▶ _SUPPLIED DATA_:
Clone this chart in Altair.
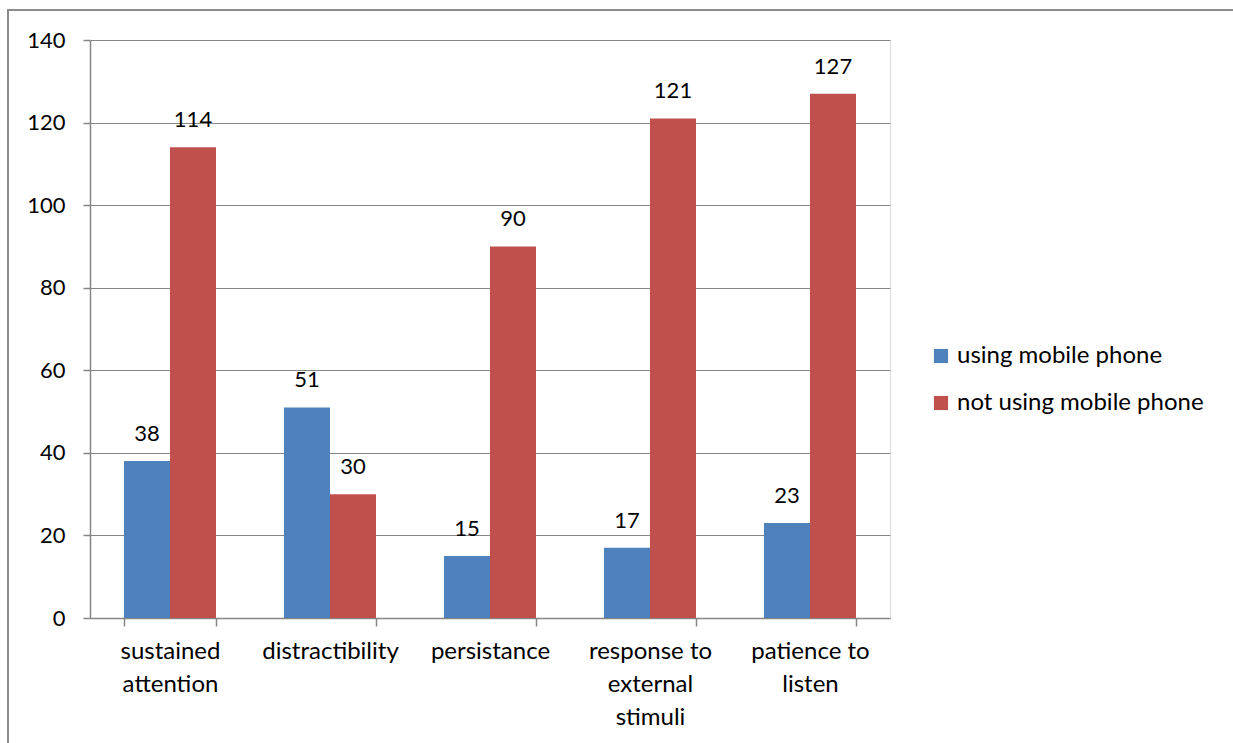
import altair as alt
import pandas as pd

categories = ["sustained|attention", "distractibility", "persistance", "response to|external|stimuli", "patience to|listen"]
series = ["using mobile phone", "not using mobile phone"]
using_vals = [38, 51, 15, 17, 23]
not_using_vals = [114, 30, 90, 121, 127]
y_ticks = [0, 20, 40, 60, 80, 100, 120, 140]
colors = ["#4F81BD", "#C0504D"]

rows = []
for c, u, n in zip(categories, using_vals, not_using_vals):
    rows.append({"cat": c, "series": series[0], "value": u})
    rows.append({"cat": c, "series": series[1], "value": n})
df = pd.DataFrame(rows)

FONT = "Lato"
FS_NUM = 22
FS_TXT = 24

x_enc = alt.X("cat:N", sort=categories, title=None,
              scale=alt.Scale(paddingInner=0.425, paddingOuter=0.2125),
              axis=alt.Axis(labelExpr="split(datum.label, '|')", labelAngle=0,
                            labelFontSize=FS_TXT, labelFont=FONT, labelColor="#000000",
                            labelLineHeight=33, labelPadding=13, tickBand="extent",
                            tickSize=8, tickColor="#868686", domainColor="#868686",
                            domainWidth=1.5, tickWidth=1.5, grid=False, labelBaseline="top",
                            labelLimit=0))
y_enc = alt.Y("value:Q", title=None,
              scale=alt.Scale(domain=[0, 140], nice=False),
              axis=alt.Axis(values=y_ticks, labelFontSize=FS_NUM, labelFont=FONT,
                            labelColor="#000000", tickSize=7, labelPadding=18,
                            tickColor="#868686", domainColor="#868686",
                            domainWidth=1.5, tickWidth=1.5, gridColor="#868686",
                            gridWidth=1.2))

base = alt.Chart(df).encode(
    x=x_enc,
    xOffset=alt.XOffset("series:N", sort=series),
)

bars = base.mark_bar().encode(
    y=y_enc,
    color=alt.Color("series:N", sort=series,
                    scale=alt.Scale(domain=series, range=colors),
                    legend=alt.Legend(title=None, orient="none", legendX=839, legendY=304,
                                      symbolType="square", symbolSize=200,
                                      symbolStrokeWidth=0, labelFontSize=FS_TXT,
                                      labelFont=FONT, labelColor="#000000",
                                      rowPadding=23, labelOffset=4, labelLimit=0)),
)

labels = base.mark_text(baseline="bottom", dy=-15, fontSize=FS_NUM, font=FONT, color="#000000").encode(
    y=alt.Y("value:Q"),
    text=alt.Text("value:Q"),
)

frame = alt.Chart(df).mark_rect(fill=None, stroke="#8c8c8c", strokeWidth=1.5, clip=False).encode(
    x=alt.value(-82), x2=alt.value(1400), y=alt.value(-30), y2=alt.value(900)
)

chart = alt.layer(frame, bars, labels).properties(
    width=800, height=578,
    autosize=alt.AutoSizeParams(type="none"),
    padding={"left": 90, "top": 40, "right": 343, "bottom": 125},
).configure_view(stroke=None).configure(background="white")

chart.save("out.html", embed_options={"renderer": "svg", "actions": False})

▶ _SHORT EXERCISE_: Give the data above again in full and unchanged, skipping the pictures.

▶ _TASK RESULT_:
Clone this chart in Altair.
import altair as alt
import pandas as pd

categories = ["sustained|attention", "distractibility", "persistance", "response to|external|stimuli", "patience to|listen"]
series = ["using mobile phone", "not using mobile phone"]
using_vals = [38, 51, 15, 17, 23]
not_using_vals = [114, 30, 90, 121, 127]
y_ticks = [0, 20, 40, 60, 80, 100, 120, 140]
colors = ["#4F81BD", "#C0504D"]

rows = []
for c, u, n in zip(categories, using_vals, not_using_vals):
    rows.append({"cat": c, "series": series[0], "value": u})
    rows.append({"cat": c, "series": series[1], "value": n})
df = pd.DataFrame(rows)

FONT = "Lato"
FS_NUM = 22
FS_TXT = 24

x_enc = alt.X("cat:N", sort=categories, title=None,
              scale=alt.Scale(paddingInner=0.425, paddingOuter=0.2125),
              axis=alt.Axis(labelExpr="split(datum.label, '|')", labelAngle=0,
                            labelFontSize=FS_TXT, labelFont=FONT, labelColor="#000000",
                            labelLineHeight=33, labelPadding=13, tickBand="extent",
                            tickSize=8, tickColor="#868686", domainColor="#868686",
                            domainWidth=1.5, tickWidth=1.5, grid=False, labelBaseline="top",
                            labelLimit=0))
y_enc = alt.Y("value:Q", title=None,
              scale=alt.Scale(domain=[0, 140], nice=False),
              axis=alt.Axis(values=y_ticks, labelFontSize=FS_NUM, labelFont=FONT,
                            labelColor="#000000", tickSize=7, labelPadding=18,
                            tickColor="#868686", domainColor="#868686",
                            domainWidth=1.5, tickWidth=1.5, gridColor="#868686",
                            gridWidth=1.2))

base = alt.Chart(df).encode(
    x=x_enc,
    xOffset=alt.XOffset("series:N", sort=series),
)

bars = base.mark_bar().encode(
    y=y_enc,
    color=alt.Color("series:N", sort=series,
                    scale=alt.Scale(domain=series, range=colors),
                    legend=alt.Legend(title=None, orient="none", legendX=839, legendY=304,
                                      symbolType="square", symbolSize=200,
                                      symbolStrokeWidth=0, labelFontSize=FS_TXT,
                                      labelFont=FONT, labelColor="#000000",
                                      rowPadding=23, labelOffset=4, labelLimit=0)),
)

labels = base.mark_text(baseline="bottom", dy=-15, fontSize=FS_NUM, font=FONT, color="#000000").encode(
    y=alt.Y("value:Q"),
    text=alt.Text("value:Q"),
)

frame = alt.Chart(df).mark_rect(fill=None, stroke="#8c8c8c", strokeWidth=1.5, clip=False).encode(
    x=alt.value(-82), x2=alt.value(1400), y=alt.value(-30), y2=alt.value(900)
)

chart = alt.layer(frame, bars, labels).properties(
    width=800, height=578,
    autosize=alt.AutoSizeParams(type="none"),
    padding={"left": 90, "top": 40, "right": 343, "bottom": 125},
).configure_view(stroke=None).configure(background="white")

chart.save("out.html", embed_options={"renderer": "svg", "actions": False})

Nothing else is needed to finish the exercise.